Cargill's Public Relations Director Stuart Baird said Cargill was not appealing the decision to award actual damages to J & J, but said many questions about the case still have to be answered. "I'm not sure that our corn was contaminated. The source of the corn screenings is still a matter of some contention," he said.

J & J Farms, however, is appealing the decision, because Judge O'Brien rescinded the jury's award of a $1 million punitive damage award to J & J Farms. "I reversed that (decision) and said that the evidence did not show there had been enough maliciousness to Cargill's acts," O'Brien said, explaining that a punitive damage award, unlike an actual damage award, is given if the wrongdoing was intentional.

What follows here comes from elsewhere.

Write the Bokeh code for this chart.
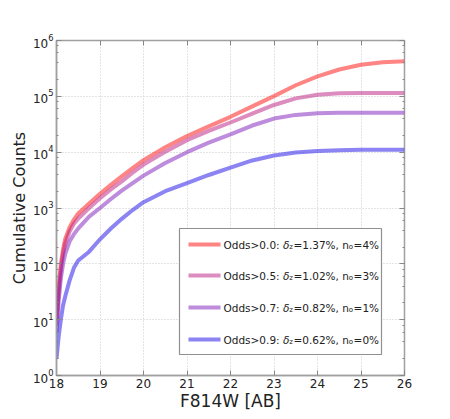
from bokeh.plotting import figure
from bokeh.models import LogAxis, LinearAxis, FixedTicker, CustomJSTickFormatter, LogTicker, Title
from bokeh.core.properties import value
from bokeh.embed import file_html
from bokeh.resources import INLINE

# ---------------- data ----------------
mag = [18.0, 18.05, 18.1, 18.15, 18.2, 18.3, 18.4, 18.5, 18.75, 19.0, 19.25, 19.5, 19.75,
       20.0, 20.5, 21.0, 21.5, 22.0, 22.5, 23.0, 23.5, 24.0, 24.5, 25.0, 25.5, 26.0]
counts_00 = [10, 40, 100, 180, 280, 450, 620, 800, 1200, 1800, 2600, 3700, 5200,
             7200, 12200, 19500, 29000, 43000, 66000, 101000, 158000, 228000, 302000,
             368000, 408000, 425000]
counts_05 = [8, 30, 80, 150, 230, 380, 520, 650, 1000, 1500, 2150, 3000, 4300,
             6000, 10200, 16400, 24000, 34000, 49000, 70000, 92000, 107000, 113000,
             115000, 115000, 115000]
counts_07 = [6, 22, 55, 100, 150, 250, 340, 430, 700, 1000, 1450, 2050, 2800,
             3800, 6400, 10000, 14800, 20800, 30000, 40000, 46500, 50000, 51000,
             51000, 51000, 51000]
counts_09 = [2, 5, 10, 18, 26, 50, 85, 115, 165, 275, 430, 640, 920,
             1270, 2000, 2800, 3900, 5300, 7100, 8700, 9900, 10500, 10800,
             11000, 11000, 11000]

series_names = ["Odds>0.0: ", "Odds>0.5: ", "Odds>0.7: ", "Odds>0.9: "]
delta_z = ["=1.37%, n", "=1.02%, n", "=0.82%, n", "=0.62%, n"]
n_o = ["=4%", "=3%", "=1%", "=0%"]
series_counts = [counts_00, counts_05, counts_07, counts_09]
colors = ["#ff0a0a", "#b9197d", "#7d19b9", "#1a0ae6"]

x_ticks = [18, 19, 20, 21, 22, 23, 24, 25, 26]

# ---------------- figure ----------------
FW, FH = 348, 335
X0, X1 = 18, 26
Y0, Y1 = 1, 1e6

p = figure(frame_width=FW, frame_height=FH, y_axis_type="log",
           x_range=(X0, X1), y_range=(Y0, Y1),
           output_backend="svg", toolbar_location=None,
           min_border_left=56, min_border_top=40, min_border_right=30, min_border_bottom=30)
p.background_fill_color = "white"
p.border_fill_color = "white"
p.outline_line_color = "#a0a0a0"
p.outline_line_width = 1.5

tick_col = "#222222"
for ax in (p.xaxis[0], p.yaxis[0]):
    ax.axis_line_color = "#a0a0a0"
    ax.axis_line_width = 1.5
    ax.major_tick_in = 5
    ax.major_tick_out = 0
    ax.minor_tick_in = 2
    ax.minor_tick_out = 0
    ax.major_tick_line_color = "#888888"
    ax.minor_tick_line_color = "#888888"
    ax.major_label_text_color = tick_col
    ax.major_label_text_font = "DejaVu Sans"
    ax.major_label_text_font_size = "12px"
    ax.axis_label_text_font = "DejaVu Sans"
    ax.axis_label_text_font_style = "normal"
    ax.axis_label_text_color = tick_col

p.xaxis.ticker = FixedTicker(ticks=x_ticks, minor_ticks=[])
p.xaxis.major_label_standoff = 3
p.xaxis.axis_label = "F814W [AB]"
p.xaxis.axis_label_text_font_size = "17px"
p.xaxis.axis_label_standoff = 0

p.yaxis.ticker = LogTicker(desired_num_ticks=7)
p.yaxis.major_label_standoff = 3

# y-axis title, a little above the centre as in the reference
ytitle = Title(text="Cumulative Counts", align="center", offset=17, standoff=2,
               text_font="DejaVu Sans", text_font_size="16px", text_font_style="normal",
               text_color=tick_col)
p.add_layout(ytitle, "left")

# mirrored ticks (top / right)
empty = CustomJSTickFormatter(code="return ''")
top = LinearAxis(ticker=FixedTicker(ticks=x_ticks, minor_ticks=[]), formatter=empty,
                 axis_line_color=None, major_tick_in=5, major_tick_out=0,
                 minor_tick_in=0, minor_tick_out=0, major_tick_line_color="#888888")
right = LogAxis(ticker=LogTicker(desired_num_ticks=7), formatter=empty,
                axis_line_color=None, major_tick_in=5, major_tick_out=0,
                minor_tick_in=2, minor_tick_out=0,
                major_tick_line_color="#888888", minor_tick_line_color="#888888")
p.add_layout(top, "above")
p.add_layout(right, "right")

p.xgrid.ticker = FixedTicker(ticks=x_ticks)
p.grid.grid_line_color = "#c8c8c8"
p.grid.grid_line_dash = "1 2"
p.grid.grid_line_width = 1

for cnt, col in zip(series_counts, colors):
    p.line(mag, cnt, line_color=col, line_width=4, line_alpha=0.5, line_join="round")


# ---------------- legend (built by hand for the subscripts) ----------------
def fx(px):
    return X0 + (X1 - X0) * px / FW


def fy(py):
    return 10 ** (6 - 6 * py / FH)


box_l, box_r, box_t, box_b = 123, 325, 188, 314
row_y = [204, 235, 267, 299]
sw_l, sw_r, txt_l = 132, 164, 167

p.quad(left=fx(box_l), right=fx(box_r), top=fy(box_t), bottom=fy(box_b),
       fill_color="white", line_color="#909090", line_width=1.2)

fs = 10.5
k = fs / 10.0
for i in range(4):
    yy = fy(row_y[i])
    p.segment(x0=fx(sw_l), x1=fx(sw_r), y0=yy, y1=yy,
              line_color=colors[i], line_width=4, line_alpha=0.5)
    common = dict(text_baseline="middle", text_align="left", text_color="#222222",
                  text_font=value("DejaVu Sans"))
    w1 = 56.6 * k
    p.text(x=[fx(txt_l)], y=[yy], text=[series_names[i]], text_font_size=f"{fs}px", **common)
    p.text(x=[fx(txt_l)], y=[yy], text=["δ"], x_offset=w1, text_font_size=f"{fs}px",
           text_font_style="italic", **common)
    p.text(x=[fx(txt_l)], y=[yy], text=["z"], x_offset=w1 + 6.0 * k, y_offset=2.5,
           text_font_size="7px", **common)
    w2 = w1 + (6.0 + 4.0) * k
    p.text(x=[fx(txt_l)], y=[yy], text=[delta_z[i]], x_offset=w2, text_font_size=f"{fs}px", **common)
    w3 = w2 + 52.8 * k
    p.text(x=[fx(txt_l)], y=[yy], text=["o"], x_offset=w3, y_offset=2.5,
           text_font_size="7px", **common)
    p.text(x=[fx(txt_l)], y=[yy], text=[n_o[i]], x_offset=w3 + 4.5 * k,
           text_font_size=f"{fs}px", **common)

open("out.html", "w").write(file_html(p, INLINE))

Another small farm, Bryant Beef, Inc. of Cherokee, Iowa, is suing Cargill for $25 million due to aldrin contamination of livestock and swine which led to market loss and testing expenses. In late February of last year, Bryant Beef quarantined 3,500 cattle and 35,000 hogs while the U.S. Department of Agriculture conducted tests on them. The lawyer for the farm, Robert Eidsmo, said all the farm's feed-corn had been bought from Cargill and that as a result of the widespread contamination, Cargill ran tests on their corn products and found the corn screenings sold to Bryant Beef to "contain aldrin in levels 150 times over government-allowed levels. "

To allow the aldrin contamination to detoxify, all 3,500 cattle had to be held from slaughter for seven months while they were sent out to pasture in Wisconsin. The cattle, restricted from eating grain, which increases animals' fat tissue, were sent to "feed off the land," said Gerald Vince, Compliance officer for the Food and Drug Administration, and dispose of their residues of aldrin through normal body processes. Bryant Beef chose to destroy approximately 7,000 swine because by the time detoxification would be completed, the animals would have grown too large, making them less marketable. The younger ones went through tests administered over a period of approximately six weeks before being certified safe for human consumption.